Space-time discontinuous Galerkin method for compressible flow
Conference/JournalPhD-thesis, Twente University
DateSep 29, 2006
Flows are common phenomena in our daily live which explains the prominent part fluid dynamics has been playing in the scientific endeavor over the past centuries. The behavior of Newtonian fluids is presently well understood and expressed in a complete set of physical models based on the principle of conservation. This principle states that mass, momentum and energy are conserved, but its simplicity belies the diversity and complexity found in fluid dynamics. The model of interest in this thesis describes compressible flow with viscous effects and is mathematically formulated by the Navier-Stokes equations. Compressibility is considered a property of the flow: air may be modeled as incompressible at moderate flow speed since compressibility effects such as shocks only occur as the speed approaches the speed of sound. Viscous effects are important near solid surfaces where the fluid adheres to the object, influencing lift and drag. The model is valid for many applications in aerodynamics, however, exact solutions of the equations can only be found in the simplest of cases.
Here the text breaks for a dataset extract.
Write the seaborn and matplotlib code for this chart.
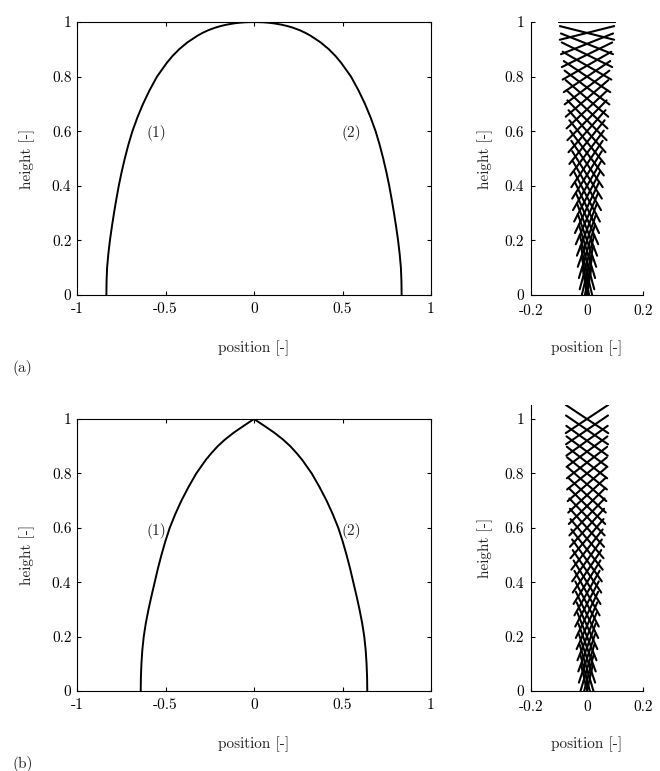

During the past decades, emphasis has shifted from experiments and analytical techniques to the numerical solution of the model equations, made possible by the development of micro-processors. Numerical simulations effectively complement wind tunnel experiments, which are essential in designing aircraft but have their own limitations. The standing shock on the wing of an aircraft in transonic flight, for example, may reflect on the walls of the wind tunnel and disturb the measurements.